Sportsnet’s Mark Spector posited today that the long-awaited signing of defenseman Kris Russell simply may not come. As Spector eloquently put it, he and his agent have simply “blown it”. After being such a hot commodity on the NHL trade market last year, it seems as though Russell and his representation misread the subsequent free agent market, believing he would be highly sought-after, and priced themselves out of a reasonable deal and a new home. Russell’s play style has been the subject of many debates, and it seems to be a forgone conclusion now that his skill set is being devalued, just not to the player himself. Now, the opportunities are drying up and Russell is facing the possibility that his NHL days may be over.
Many people first identified Russell’s lengthy off-season hiatus as being “this year’s Cody Franson“. Last summer, Franson was reportedly unhappy with his original offers in July and was seemingly negotiating with several teams for months, before finally signing for less than expected with the Buffalo Sabres right before training camp. However, even that scenario has passed Russell by. Training camp is nearly over, most spots are filled, and multi-year, multi-million dollar deals are simply not available. As Calgary Flames beat writer Ryan Pike suggests, Russell has actually turned into this year’s Curtis Glencross. A former teammate of Russell’s in Calgary, like Russell, Glencross was in high demand at the NHL Trade Deadline in 2014. Like Russell, a team (the Washington Capitals) overpaid for his services at the end of the year. Like Russell, Glencross then priced himself out of where teams were comfortable paying him. He ended up waiting until September, bounced around a couple of training camps to no avail, and then simply retired due to lack of interest at just 33-years-old. Unless Russell gets lucky, he could be on the same path.

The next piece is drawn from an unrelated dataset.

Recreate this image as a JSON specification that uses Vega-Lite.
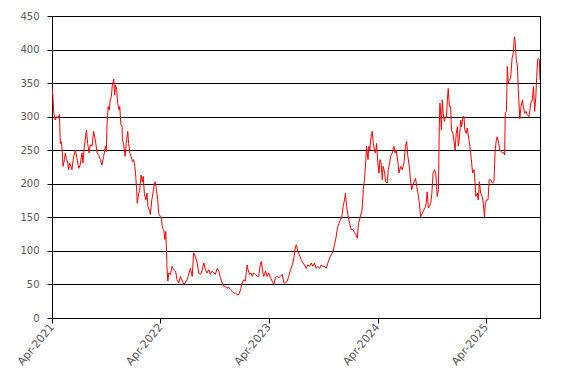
{
  "$schema": "https://vega.github.io/schema/vega-lite/v6.json",
  "width": 488,
  "height": 302,
  "autosize": {"type": "none"},
  "padding": {"left": 52, "top": 16, "right": 27, "bottom": 65},
  "background": "white",
  "config": {
    "view": {"stroke": "black", "strokeWidth": 1},
    "axis": {"labelFont": "DejaVu Sans", "labelFontSize": 10, "labelColor": "#595959", "domainColor": "black", "tickColor": "black", "gridColor": "black", "gridOpacity": 1}
  },
  "data": {"values": [
{"date":"2021-04-01","v":342},{"date":"2021-04-04","v":330},{"date":"2021-04-07","v":305},{"date":"2021-04-12","v":295},{"date":"2021-04-16","v":300},{"date":"2021-04-20","v":298},{"date":"2021-04-26","v":303},{"date":"2021-04-29","v":260},{"date":"2021-05-02","v":263},{"date":"2021-05-06","v":246},{"date":"2021-05-08","v":226},{"date":"2021-05-13","v":236},{"date":"2021-05-16","v":246},{"date":"2021-05-19","v":238},{"date":"2021-05-24","v":231},{"date":"2021-05-27","v":221},{"date":"2021-05-30","v":231},{"date":"2021-06-04","v":226},{"date":"2021-06-07","v":221},{"date":"2021-06-13","v":241},{"date":"2021-06-19","v":250},{"date":"2021-06-24","v":238},{"date":"2021-06-30","v":223},{"date":"2021-07-05","v":228},{"date":"2021-07-11","v":246},{"date":"2021-07-14","v":231},{"date":"2021-07-19","v":256},{"date":"2021-07-26","v":280},{"date":"2021-07-30","v":260},{"date":"2021-08-04","v":246},{"date":"2021-08-08","v":258},{"date":"2021-08-14","v":256},{"date":"2021-08-19","v":278},{"date":"2021-08-25","v":265},{"date":"2021-08-31","v":246},{"date":"2021-09-05","v":243},{"date":"2021-09-11","v":236},{"date":"2021-09-16","v":228},{"date":"2021-09-22","v":241},{"date":"2021-09-28","v":256},{"date":"2021-10-01","v":248},{"date":"2021-10-03","v":285},{"date":"2021-10-07","v":315},{"date":"2021-10-11","v":310},{"date":"2021-10-14","v":325},{"date":"2021-10-18","v":330},{"date":"2021-10-21","v":347},{"date":"2021-10-26","v":356},{"date":"2021-10-29","v":332},{"date":"2021-11-01","v":347},{"date":"2021-11-05","v":340},{"date":"2021-11-08","v":320},{"date":"2021-11-13","v":310},{"date":"2021-11-15","v":315},{"date":"2021-11-19","v":288},{"date":"2021-11-23","v":285},{"date":"2021-11-24","v":265},{"date":"2021-11-28","v":260},{"date":"2021-12-03","v":241},{"date":"2021-12-07","v":260},{"date":"2021-12-12","v":278},{"date":"2021-12-15","v":260},{"date":"2021-12-19","v":246},{"date":"2021-12-23","v":241},{"date":"2021-12-28","v":233},
{"date":"2022-01-01","v":236},{"date":"2022-01-05","v":226},{"date":"2022-01-08","v":211},{"date":"2022-01-11","v":191},{"date":"2022-01-13","v":171},{"date":"2022-01-18","v":186},{"date":"2022-01-21","v":189},{"date":"2022-01-26","v":213},{"date":"2022-01-30","v":203},{"date":"2022-02-02","v":211},{"date":"2022-02-06","v":186},{"date":"2022-02-11","v":176},{"date":"2022-02-15","v":186},{"date":"2022-02-18","v":166},{"date":"2022-02-23","v":161},{"date":"2022-02-26","v":154},{"date":"2022-03-03","v":176},{"date":"2022-03-07","v":186},{"date":"2022-03-12","v":201},{"date":"2022-03-15","v":203},{"date":"2022-03-19","v":189},{"date":"2022-03-23","v":176},{"date":"2022-03-26","v":156},{"date":"2022-04-01","v":151},{"date":"2022-04-04","v":149},{"date":"2022-04-08","v":134},{"date":"2022-04-12","v":132},{"date":"2022-04-16","v":117},{"date":"2022-04-19","v":129},{"date":"2022-04-21","v":107},{"date":"2022-04-23","v":77},{"date":"2022-04-26","v":55},{"date":"2022-04-29","v":67},{"date":"2022-05-05","v":65},{"date":"2022-05-10","v":77},{"date":"2022-05-16","v":72},{"date":"2022-05-22","v":70},{"date":"2022-05-27","v":57},{"date":"2022-06-02","v":52},{"date":"2022-06-07","v":62},{"date":"2022-06-19","v":50},{"date":"2022-06-30","v":57},{"date":"2022-07-11","v":74},{"date":"2022-07-17","v":62},{"date":"2022-07-22","v":97},{"date":"2022-07-28","v":91},{"date":"2022-08-03","v":82},{"date":"2022-08-08","v":67},{"date":"2022-08-14","v":65},{"date":"2022-08-19","v":70},{"date":"2022-08-25","v":82},{"date":"2022-08-31","v":72},{"date":"2022-09-05","v":67},{"date":"2022-09-11","v":72},{"date":"2022-09-16","v":65},{"date":"2022-09-22","v":70},{"date":"2022-09-28","v":67},{"date":"2022-10-03","v":65},{"date":"2022-10-09","v":74},{"date":"2022-10-15","v":70},{"date":"2022-10-20","v":60},{"date":"2022-10-26","v":52},{"date":"2022-10-31","v":47},{"date":"2022-11-06","v":47},{"date":"2022-11-12","v":45},{"date":"2022-11-17","v":46},{"date":"2022-11-23","v":42},{"date":"2022-11-28","v":40},{"date":"2022-12-04","v":37},{"date":"2022-12-10","v":37},{"date":"2022-12-15","v":35},{"date":"2022-12-21","v":35},{"date":"2022-12-27","v":42},
{"date":"2023-01-01","v":52},{"date":"2023-01-07","v":57},{"date":"2023-01-12","v":55},{"date":"2023-01-18","v":79},{"date":"2023-01-21","v":72},{"date":"2023-01-26","v":65},{"date":"2023-01-31","v":67},{"date":"2023-02-04","v":62},{"date":"2023-02-09","v":67},{"date":"2023-02-15","v":65},{"date":"2023-02-21","v":62},{"date":"2023-02-26","v":62},{"date":"2023-03-04","v":82},{"date":"2023-03-07","v":84},{"date":"2023-03-12","v":67},{"date":"2023-03-15","v":62},{"date":"2023-03-21","v":70},{"date":"2023-03-26","v":62},{"date":"2023-04-01","v":67},{"date":"2023-04-07","v":60},{"date":"2023-04-12","v":55},{"date":"2023-04-18","v":50},{"date":"2023-04-23","v":60},{"date":"2023-04-29","v":62},{"date":"2023-05-05","v":60},{"date":"2023-05-10","v":62},{"date":"2023-05-16","v":65},{"date":"2023-05-22","v":52},{"date":"2023-05-27","v":52},{"date":"2023-06-02","v":55},{"date":"2023-06-07","v":62},{"date":"2023-06-13","v":72},{"date":"2023-06-19","v":79},{"date":"2023-06-24","v":89},{"date":"2023-06-30","v":107},{"date":"2023-07-03","v":109},{"date":"2023-07-08","v":99},{"date":"2023-07-13","v":94},{"date":"2023-07-19","v":87},{"date":"2023-07-25","v":82},{"date":"2023-07-30","v":79},{"date":"2023-08-05","v":74},{"date":"2023-08-10","v":79},{"date":"2023-08-16","v":77},{"date":"2023-08-22","v":82},{"date":"2023-08-27","v":77},{"date":"2023-09-02","v":82},{"date":"2023-09-07","v":74},{"date":"2023-09-13","v":77},{"date":"2023-09-19","v":74},{"date":"2023-09-24","v":79},{"date":"2023-09-30","v":77},{"date":"2023-10-06","v":77},{"date":"2023-10-11","v":74},{"date":"2023-10-17","v":82},{"date":"2023-10-22","v":89},{"date":"2023-10-28","v":94},{"date":"2023-11-03","v":99},{"date":"2023-11-08","v":109},{"date":"2023-11-13","v":119},{"date":"2023-11-17","v":132},{"date":"2023-11-23","v":141},{"date":"2023-11-28","v":146},{"date":"2023-12-03","v":151},{"date":"2023-12-07","v":166},{"date":"2023-12-12","v":176},{"date":"2023-12-15","v":186},{"date":"2023-12-19","v":166},{"date":"2023-12-23","v":154},{"date":"2023-12-29","v":141},
{"date":"2024-01-03","v":132},{"date":"2024-01-09","v":132},{"date":"2024-01-15","v":127},{"date":"2024-01-20","v":124},{"date":"2024-01-24","v":119},{"date":"2024-01-28","v":141},{"date":"2024-02-02","v":149},{"date":"2024-02-09","v":161},{"date":"2024-02-13","v":191},{"date":"2024-02-17","v":206},{"date":"2024-02-21","v":231},{"date":"2024-02-24","v":256},{"date":"2024-02-29","v":236},{"date":"2024-03-03","v":256},{"date":"2024-03-06","v":250},{"date":"2024-03-09","v":265},{"date":"2024-03-12","v":275},{"date":"2024-03-14","v":278},{"date":"2024-03-18","v":260},{"date":"2024-03-22","v":250},{"date":"2024-03-25","v":246},{"date":"2024-03-29","v":260},{"date":"2024-04-02","v":231},{"date":"2024-04-06","v":216},{"date":"2024-04-09","v":236},{"date":"2024-04-13","v":231},{"date":"2024-04-17","v":206},{"date":"2024-04-20","v":226},{"date":"2024-04-25","v":216},{"date":"2024-04-28","v":203},{"date":"2024-05-04","v":201},{"date":"2024-05-07","v":221},{"date":"2024-05-12","v":231},{"date":"2024-05-15","v":241},{"date":"2024-05-21","v":246},{"date":"2024-05-26","v":256},{"date":"2024-05-30","v":246},{"date":"2024-06-03","v":250},{"date":"2024-06-09","v":231},{"date":"2024-06-12","v":216},{"date":"2024-06-18","v":226},{"date":"2024-06-23","v":221},{"date":"2024-06-29","v":231},{"date":"2024-07-04","v":256},{"date":"2024-07-08","v":263},{"date":"2024-07-12","v":241},{"date":"2024-07-17","v":226},{"date":"2024-07-21","v":206},{"date":"2024-07-25","v":191},{"date":"2024-07-28","v":196},{"date":"2024-08-02","v":203},{"date":"2024-08-07","v":208},{"date":"2024-08-11","v":196},{"date":"2024-08-15","v":186},{"date":"2024-08-20","v":171},{"date":"2024-08-24","v":151},{"date":"2024-08-30","v":156},{"date":"2024-09-04","v":161},{"date":"2024-09-10","v":166},{"date":"2024-09-13","v":176},{"date":"2024-09-15","v":188},{"date":"2024-09-19","v":164},{"date":"2024-09-23","v":166},{"date":"2024-09-27","v":171},{"date":"2024-10-01","v":186},{"date":"2024-10-05","v":216},{"date":"2024-10-10","v":221},{"date":"2024-10-14","v":216},{"date":"2024-10-17","v":196},{"date":"2024-10-19","v":181},{"date":"2024-10-23","v":191},{"date":"2024-10-26","v":285},{"date":"2024-10-28","v":320},{"date":"2024-10-30","v":310},{"date":"2024-11-02","v":280},{"date":"2024-11-05","v":325},{"date":"2024-11-08","v":305},{"date":"2024-11-12","v":293},{"date":"2024-11-15","v":300},{"date":"2024-11-19","v":298},{"date":"2024-11-22","v":325},{"date":"2024-11-25","v":342},{"date":"2024-11-29","v":315},{"date":"2024-12-03","v":315},{"date":"2024-12-06","v":280},{"date":"2024-12-11","v":275},{"date":"2024-12-14","v":265},{"date":"2024-12-18","v":250},{"date":"2024-12-22","v":275},{"date":"2024-12-26","v":285},{"date":"2024-12-29","v":256},
{"date":"2025-01-02","v":270},{"date":"2025-01-06","v":295},{"date":"2025-01-09","v":285},{"date":"2025-01-14","v":300},{"date":"2025-01-17","v":300},{"date":"2025-01-20","v":280},{"date":"2025-01-25","v":275},{"date":"2025-01-28","v":283},{"date":"2025-02-02","v":268},{"date":"2025-02-06","v":256},{"date":"2025-02-11","v":236},{"date":"2025-02-15","v":216},{"date":"2025-02-20","v":221},{"date":"2025-02-23","v":203},{"date":"2025-02-26","v":181},{"date":"2025-03-03","v":186},{"date":"2025-03-06","v":176},{"date":"2025-03-10","v":203},{"date":"2025-03-14","v":186},{"date":"2025-03-20","v":181},{"date":"2025-03-23","v":171},{"date":"2025-03-27","v":151},{"date":"2025-03-30","v":171},{"date":"2025-04-03","v":176},{"date":"2025-04-08","v":176},{"date":"2025-04-12","v":206},{"date":"2025-04-17","v":206},{"date":"2025-04-23","v":201},{"date":"2025-04-28","v":203},{"date":"2025-05-02","v":250},{"date":"2025-05-06","v":265},{"date":"2025-05-09","v":270},{"date":"2025-05-14","v":260},{"date":"2025-05-18","v":250},{"date":"2025-05-23","v":248},{"date":"2025-05-26","v":246},{"date":"2025-06-01","v":246},{"date":"2025-06-03","v":243},{"date":"2025-06-05","v":305},{"date":"2025-06-09","v":308},{"date":"2025-06-12","v":375},{"date":"2025-06-15","v":350},{"date":"2025-06-19","v":355},{"date":"2025-06-23","v":357},{"date":"2025-06-28","v":387},{"date":"2025-07-02","v":395},{"date":"2025-07-06","v":419},{"date":"2025-07-09","v":409},{"date":"2025-07-12","v":385},{"date":"2025-07-16","v":375},{"date":"2025-07-19","v":340},{"date":"2025-07-24","v":297},{"date":"2025-07-28","v":315},{"date":"2025-08-02","v":325},{"date":"2025-08-05","v":315},{"date":"2025-08-09","v":305},{"date":"2025-08-14","v":308},{"date":"2025-08-18","v":303},{"date":"2025-08-24","v":300},{"date":"2025-08-30","v":320},{"date":"2025-09-04","v":325},{"date":"2025-09-08","v":345},{"date":"2025-09-12","v":308},{"date":"2025-09-16","v":330},{"date":"2025-09-19","v":360},{"date":"2025-09-22","v":385},{"date":"2025-09-26","v":387},{"date":"2025-09-28","v":384},{"date":"2025-09-30","v":355}
  ]},
  "mark": {"type": "line", "color": "#FF0000", "strokeWidth": 1, "clip": true},
  "encoding": {
    "x": {
      "field": "date", "type": "temporal",
      "scale": {"type": "utc", "domain": [{"year": 2021, "month": 4, "date": 1, "utc": true}, {"year": 2025, "month": 9, "date": 30, "utc": true}], "nice": false},
      "axis": {
        "title": null, "grid": false, "format": "%b-%Y", "labelAngle": -50, "labelFontSize": 11, "tickSize": 5, "labelPadding": 2,
        "values": [
          {"year": 2021, "month": 4, "date": 1, "utc": true},
          {"year": 2022, "month": 4, "date": 1, "utc": true},
          {"year": 2023, "month": 4, "date": 1, "utc": true},
          {"year": 2024, "month": 4, "date": 1, "utc": true},
          {"year": 2025, "month": 4, "date": 1, "utc": true}
        ]
      }
    },
    "y": {
      "field": "v", "type": "quantitative",
      "scale": {"domain": [0, 450], "nice": false, "zero": true},
      "axis": {"title": null, "values": [0, 50, 100, 150, 200, 250, 300, 350, 400, 450], "tickSize": 5, "labelPadding": 8, "grid": true, "gridWidth": 1}
    }
  }
}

Now, Russell’s situation has definitely been effected by the strange situation occurring across the league with restricted free agents. No one could have guessed that, this late in the summer, players like Jacob Trouba and Hampus Lindholm would still be unsigned or that others like Cam Fowler or Braydon Coburn could have their names out on the rumor mill. There are definitely still teams that are waiting for the dominos to fall with several big-name RFA signings before they look to make moves on their blue line, but most have already built in safeguards with PTO’s, two-way investments, and young players. There is simply no guarantee that a team forced to trade a defenseman or a team that missed out on acquiring one of the big names will come calling for Russell. Russell may have an “old-fashioned” game, one that analytics pundits have shunned, but he is still a reliable hockey player. Spector believes that, at some point over the course of the season, Russell will likely find an NHL team to sign on with. However, the “inevitable” signing of Kris Russell is no more. He may be back, but he very well may not. That’s just the reality of today’s NHL.